-- Start Given data --

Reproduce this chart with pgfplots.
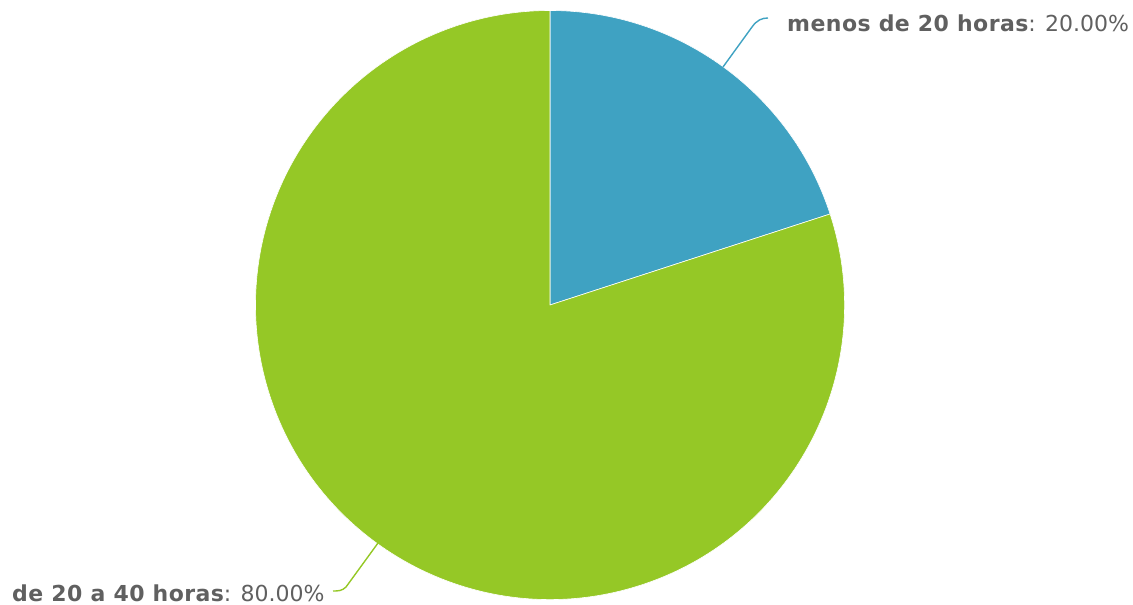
\documentclass[border=0pt]{standalone}
\usepackage{pgfplots}
\pgfplotsset{compat=1.18}
\usepackage{pgfplotstable}
\usepackage{fontspec}
\setmainfont{DejaVu Sans}
\definecolor{sliceA}{HTML}{3FA2C2}
\definecolor{sliceB}{HTML}{95C826}
\definecolor{lbl}{HTML}{606060}
\newcommand\bl[1]{{\bfseries\addfontfeatures{LetterSpace=2}#1}}
\pgfplotstableread[col sep=comma]{
label,value
menos de 20 horas,20
de 20 a 40 horas,80
}\piedata
\pgfplotstablegetelem{0}{value}\of\piedata\edef\va{\pgfplotsretval}
\pgfplotstablegetelem{1}{value}\of\piedata\edef\vb{\pgfplotsretval}
\pgfmathsetmacro\aend{90-(\va/(\va+\vb))*360}
\pgfmathsetmacro\bend{\aend-(\vb/(\va+\vb))*360}
\begin{document}
\begin{tikzpicture}
\begin{axis}[
  scale only axis, width=1133bp, height=605bp,
  xmin=0, xmax=1133, ymin=0, ymax=605,
  hide axis, clip=false,
]
\path[use as bounding box] (axis cs:0,0) rectangle (axis cs:1133,605);
\fill[sliceA, draw=white, line width=0.6bp, line join=round] (axis cs:550,300) -- (axis cs:550,594.5) arc[start angle=90, end angle=\aend, radius=294.5bp] -- cycle;
\fill[sliceB, draw=white, line width=0.6bp, line join=round] (axis cs:550,300) -- ++(\aend:294.5bp) arc[start angle=\aend, end angle=\bend, radius=294.5bp] -- cycle;
\draw[sliceA, line width=1.4bp] (axis cs:723,538) -- (axis cs:752,578) .. controls (axis cs:757,585) and (axis cs:762,587) .. (axis cs:768,587);
\draw[sliceB, line width=1.4bp] (axis cs:378,62) -- (axis cs:346,18) .. controls (axis cs:342,14) and (axis cs:338,14) .. (axis cs:333,14);
\node[anchor=base west, inner sep=0pt, text=lbl, font=\fontsize{22bp}{26bp}\selectfont] at (axis cs:787,573) {\bl{menos de 20 horas}: 20.00\%};
\node[anchor=base west, inner sep=0pt, text=lbl, font=\fontsize{22bp}{26bp}\selectfont] at (axis cs:12,3.5) {\bl{de 20 a 40 horas}: 80.00\%};
\end{axis}
\end{tikzpicture}
\end{document}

-- End Given data --

-- Aim --
Repeat the data in full and exactly. Omit pictures.

-- Response to this task --
Reproduce this chart with pgfplots.
\documentclass[border=0pt]{standalone}
\usepackage{pgfplots}
\pgfplotsset{compat=1.18}
\usepackage{pgfplotstable}
\usepackage{fontspec}
\setmainfont{DejaVu Sans}
\definecolor{sliceA}{HTML}{3FA2C2}
\definecolor{sliceB}{HTML}{95C826}
\definecolor{lbl}{HTML}{606060}
\newcommand\bl[1]{{\bfseries\addfontfeatures{LetterSpace=2}#1}}
\pgfplotstableread[col sep=comma]{
label,value
menos de 20 horas,20
de 20 a 40 horas,80
}\piedata
\pgfplotstablegetelem{0}{value}\of\piedata\edef\va{\pgfplotsretval}
\pgfplotstablegetelem{1}{value}\of\piedata\edef\vb{\pgfplotsretval}
\pgfmathsetmacro\aend{90-(\va/(\va+\vb))*360}
\pgfmathsetmacro\bend{\aend-(\vb/(\va+\vb))*360}
\begin{document}
\begin{tikzpicture}
\begin{axis}[
  scale only axis, width=1133bp, height=605bp,
  xmin=0, xmax=1133, ymin=0, ymax=605,
  hide axis, clip=false,
]
\path[use as bounding box] (axis cs:0,0) rectangle (axis cs:1133,605);
\fill[sliceA, draw=white, line width=0.6bp, line join=round] (axis cs:550,300) -- (axis cs:550,594.5) arc[start angle=90, end angle=\aend, radius=294.5bp] -- cycle;
\fill[sliceB, draw=white, line width=0.6bp, line join=round] (axis cs:550,300) -- ++(\aend:294.5bp) arc[start angle=\aend, end angle=\bend, radius=294.5bp] -- cycle;
\draw[sliceA, line width=1.4bp] (axis cs:723,538) -- (axis cs:752,578) .. controls (axis cs:757,585) and (axis cs:762,587) .. (axis cs:768,587);
\draw[sliceB, line width=1.4bp] (axis cs:378,62) -- (axis cs:346,18) .. controls (axis cs:342,14) and (axis cs:338,14) .. (axis cs:333,14);
\node[anchor=base west, inner sep=0pt, text=lbl, font=\fontsize{22bp}{26bp}\selectfont] at (axis cs:787,573) {\bl{menos de 20 horas}: 20.00\%};
\node[anchor=base west, inner sep=0pt, text=lbl, font=\fontsize{22bp}{26bp}\selectfont] at (axis cs:12,3.5) {\bl{de 20 a 40 horas}: 80.00\%};
\end{axis}
\end{tikzpicture}
\end{document}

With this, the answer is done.